The advent of large scale inference has spurred reexamination of conventional statistical thinking. In a series of highly original articles, Efron showed in some examples that the ensemble of the null distributed test statistics grossly deviated from the theoretical null distribution, and Efron persuasively illustrated the danger in assuming the theoretical null's veracity for downstream inference. Though intimidating in other contexts, the large scale setting is to the statistician's benefit here. There is now potential to estimate, rather than assume, the null distribution. In a model for n many z-scores with at most k nonnulls, we adopt Efron's suggestion and consider estimation of location and scale parameters for a Gaussian null distribution. Placing no assumptions on the nonnull effects, we consider rate-optimal estimation in the entire regime k < n/2, that is, precisely the regime in which the null parameters are identifiable. The minimax upper bound is obtained by considering estimators based on the empirical characteristic function and the classical kernel mode estimator. Faster rates than those in Huber's contamination model are achievable by exploiting the Gaussian character of the data.

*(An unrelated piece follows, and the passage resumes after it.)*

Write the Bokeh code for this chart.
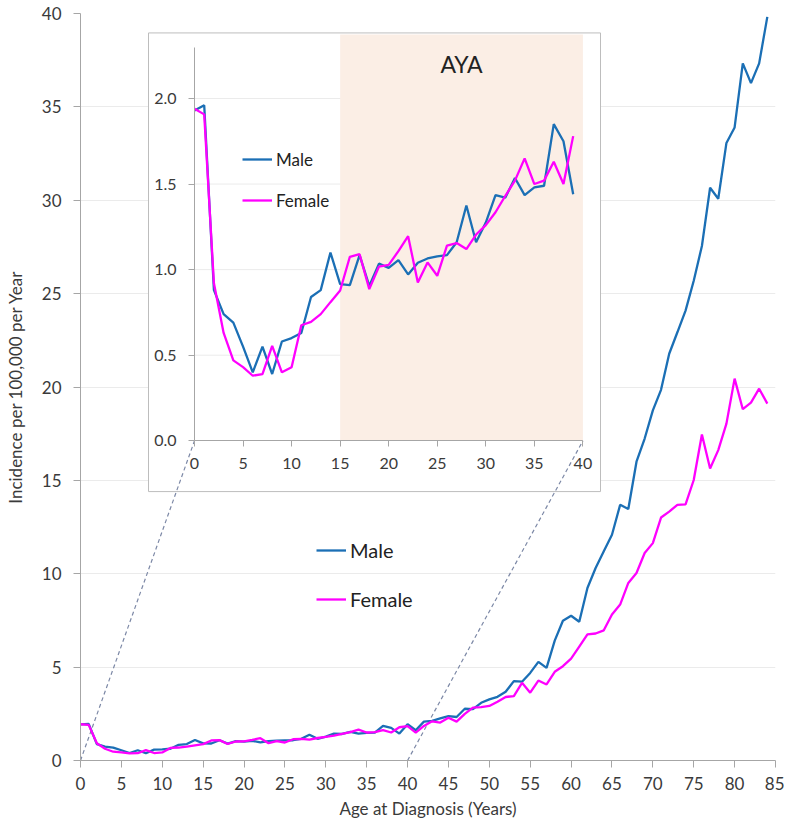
from bokeh.plotting import figure
from bokeh.models import (Range1d, LinearAxis, FixedTicker, PrintfTickFormatter,
                          Legend, LegendItem, Label)
from bokeh.embed import file_html
from bokeh.resources import INLINE

# ---------------- data ----------------
ages = list(range(85))
male_rate = [1.93, 1.96, 0.88, 0.74, 0.69, 0.55, 0.40, 0.55, 0.39, 0.58,
             0.60, 0.63, 0.84, 0.88, 1.10, 0.915, 0.91, 1.085, 0.905, 1.035,
             1.01, 1.055, 0.972, 1.04, 1.065, 1.078, 1.085, 1.16, 1.375, 1.16,
             1.275, 1.435, 1.42, 1.535, 1.435, 1.48, 1.49, 1.85, 1.75, 1.44,
             1.94, 1.62, 2.08, 2.12, 2.26, 2.38, 2.33, 2.77, 2.75, 3.09,
             3.27, 3.41, 3.68, 4.25, 4.22, 4.69, 5.28, 4.96, 6.42, 7.48,
             7.75, 7.43, 9.24, 10.31, 11.2, 12.09, 13.69, 13.47, 16.0, 17.24,
             18.75, 19.85, 21.78, 22.93, 24.09, 25.69, 27.55, 30.67, 30.08, 33.07,
             33.9, 37.33, 36.27, 37.33, 39.82]
female_rate = [1.94, 1.907, 0.92, 0.63, 0.47, 0.43, 0.38, 0.39, 0.555, 0.40,
               0.43, 0.675, 0.695, 0.74, 0.81, 0.878, 1.075, 1.09, 0.886, 1.018,
               1.028, 1.108, 1.195, 0.925, 1.042, 0.964, 1.14, 1.155, 1.12, 1.205,
               1.26, 1.335, 1.43, 1.52, 1.65, 1.50, 1.52, 1.63, 1.50, 1.78,
               1.84, 1.49, 1.85, 2.10, 2.03, 2.29, 2.08, 2.50, 2.83, 2.86,
               2.92, 3.15, 3.40, 3.45, 4.16, 3.63, 4.28, 4.07, 4.75, 5.05,
               5.45, 6.10, 6.75, 6.80, 6.97, 7.82, 8.35, 9.51, 10.04, 11.11,
               11.64, 13.01, 13.33, 13.69, 13.72, 15.02, 17.46, 15.64, 16.62, 18.04,
               20.45, 18.81, 19.16, 19.91, 19.11]
inset_age_limit = 40
aya_span = [15, 40]
aya_text = "AYA"
series_names = ["Male", "Female"]
main_xticks = list(range(0, 90, 5))
main_yticks = list(range(0, 45, 5))
inset_xticks = list(range(0, 45, 5))
inset_yticks = [0.0, 0.5, 1.0, 1.5, 2.0]
x_title = "Age at Diagnosis (Years)"
y_title = "Incidence per 100,000 per Year"

# ---------------- style / layout ----------------
FONT = "Lato"
MALE_C = "#1b6fb5"
FEMALE_C = "#ff00ff"
AXIS_C = "#a6a6a6"
GRID_C = "#ebebeb"
TEXT_C = "#3a3a3a"
SHADE_C = "#fbeee5"

W, H = 784, 821
BL, BR, BT, BB = 80, 9, 13, 58
FW, FH = W - BL - BR, H - BT - BB          # frame size in px
MAIN_X = (0, 85)
MAIN_Y = (0, 40)

# inset placement, given in canvas pixels, converted to frame pixels
IN_OX, IN_OY = 194.0 - BL, 442.0 - BT     # inset data origin
IN_SX, IN_SY = 9.71, 171.85               # px per inset unit
BOX_L, BOX_R, BOX_T, BOX_B = 148.0 - BL, 600.0 - BL, 32.5 - BT, 493.0 - BT
AYA_TEXT_Y = 63.3 - BT
INSET_Y_AXIS_TOP = 2.3
LEG_MAIN = (316 - BL, (H - BB) - 614)     # legend bottom-left, frame px
LEG_INSET = (242 - BL, (H - BB) - 215)


def ix(px):
    return (px - IN_OX) / IN_SX


def iy(py):
    return (IN_OY - py) / IN_SY


def mx(px):
    return MAIN_X[0] + px / FW * (MAIN_X[1] - MAIN_X[0])


def my(py):
    return MAIN_Y[0] + (FH - py) / FH * (MAIN_Y[1] - MAIN_Y[0])


p = figure(width=W, height=H, x_range=Range1d(*MAIN_X), y_range=Range1d(*MAIN_Y),
           output_backend="svg", toolbar_location=None,
           min_border_left=BL, min_border_right=BR, min_border_top=BT,
           min_border_bottom=BB)
p.outline_line_color = None
p.background_fill_color = "white"
p.border_fill_color = "white"
p.extra_x_ranges = {"ix": Range1d(ix(0), ix(FW))}
p.extra_y_ranges = {"iy": Range1d(iy(FH), iy(0))}

# main grid
p.xgrid.visible = False
p.ygrid.ticker = FixedTicker(ticks=main_yticks)
p.ygrid.grid_line_color = GRID_C

# main axes
for ax in (p.xaxis[0], p.yaxis[0]):
    ax.axis_line_color = AXIS_C
    ax.major_tick_line_color = AXIS_C
    ax.minor_tick_line_color = None
    ax.major_tick_in = 0
    ax.major_tick_out = 7
    ax.major_label_text_font = FONT
    ax.major_label_text_font_size = "17px"
    ax.major_label_text_color = TEXT_C
    ax.axis_label_text_font = FONT
    ax.axis_label_text_font_size = "17px"
    ax.axis_label_text_font_style = "normal"
    ax.axis_label_text_color = TEXT_C
p.xaxis.ticker = FixedTicker(ticks=main_xticks)
p.yaxis.ticker = FixedTicker(ticks=main_yticks)
p.xaxis.major_label_standoff = 9
p.yaxis.major_label_standoff = 12
p.xaxis.axis_label = x_title
p.yaxis.axis_label = y_title
p.xaxis.axis_label_standoff = 5
p.yaxis.axis_label_standoff = 13

# inset white box
p.quad(left=[ix(BOX_L)], right=[ix(BOX_R)], top=[iy(BOX_T)], bottom=[iy(BOX_B)],
       x_range_name="ix", y_range_name="iy",
       fill_color="white", line_color="#bdbdbd", line_width=1)

# inset grid
gy = [t for t in inset_yticks if t > 0]
p.segment(x0=[inset_xticks[0]] * len(gy), x1=[inset_xticks[-1]] * len(gy), y0=gy, y1=gy,
          x_range_name="ix", y_range_name="iy", line_color=GRID_C, line_width=1)

# AYA shading
p.quad(left=[aya_span[0]], right=[aya_span[1]], top=[iy(BOX_T + 1.5)], bottom=[0],
       x_range_name="ix", y_range_name="iy", fill_color=SHADE_C, line_color=None)
p.add_layout(Label(x=sum(aya_span) / 2, y=iy(AYA_TEXT_Y), x_range_name="ix", y_range_name="iy",
                   text=aya_text, text_align="center", text_baseline="middle",
                   text_font=FONT, text_font_size="23px", text_color="#222222"))

# connecting dashed lines (main -> inset)
p.segment(x0=[0, inset_age_limit], y0=[0, 0],
          x1=[mx(IN_OX), mx(IN_OX + inset_age_limit * IN_SX)], y1=[my(IN_OY), my(IN_OY)],
          line_color="#7c88a6", line_dash="4 3", line_width=1.2)

# main lines
rm = p.line(ages, male_rate, line_color=MALE_C, line_width=2.3)
rf = p.line(ages, female_rate, line_color=FEMALE_C, line_width=2.3)

# inset lines
n = inset_age_limit
irm = p.line(ages[:n], male_rate[:n], x_range_name="ix", y_range_name="iy",
             line_color=MALE_C, line_width=2.3)
irf = p.line(ages[:n], female_rate[:n], x_range_name="ix", y_range_name="iy",
             line_color=FEMALE_C, line_width=2.3)

# inset axes
iax = LinearAxis(x_range_name="ix", y_range_name="iy", fixed_location=0,
                 bounds=(inset_xticks[0], inset_xticks[-1]),
                 ticker=FixedTicker(ticks=inset_xticks))
iay = LinearAxis(x_range_name="ix", y_range_name="iy", fixed_location=0,
                 bounds=(0, INSET_Y_AXIS_TOP),
                 ticker=FixedTicker(ticks=inset_yticks),
                 formatter=PrintfTickFormatter(format="%.1f"))
for ax in (iax, iay):
    ax.axis_line_color = AXIS_C
    ax.major_tick_line_color = AXIS_C
    ax.minor_tick_line_color = None
    ax.major_tick_in = 0
    ax.major_tick_out = 6
    ax.major_label_text_font = FONT
    ax.major_label_text_font_size = "16px"
    ax.major_label_text_color = TEXT_C
iax.major_label_standoff = 11
iay.major_label_standoff = 12
p.add_layout(iax, "below")
p.add_layout(iay, "left")

# legends
def make_legend(items, loc, size, spacing):
    lg = Legend(items=items, location=loc, orientation="vertical",
                glyph_width=30, glyph_height=24, label_height=24,
                spacing=spacing, padding=0, margin=0, label_standoff=4,
                border_line_color=None, background_fill_alpha=0,
                label_text_font=FONT, label_text_font_size=size,
                label_text_color="#222222")
    return lg


p.add_layout(make_legend([LegendItem(label=series_names[0], renderers=[rm]),
                          LegendItem(label=series_names[1], renderers=[rf])],
                         LEG_MAIN, "20px", 25), "center")
p.add_layout(make_legend([LegendItem(label=series_names[0], renderers=[irm]),
                          LegendItem(label=series_names[1], renderers=[irf])],
                         LEG_INSET, "17px", 17), "center")

open("out.html", "w").write(file_html(p, INLINE))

As a consequence, it is shown that consistent estimation is indeed possible in the practically relevant regime k ≍ n. In a certain regime, the minimax lower bound involves constructing two marginal distributions whose characteristic functions match on a wide interval containing zero. The construction notably differs from those in the literature by sharply capturing a second-order scaling of n/2 − k in the minimax rate.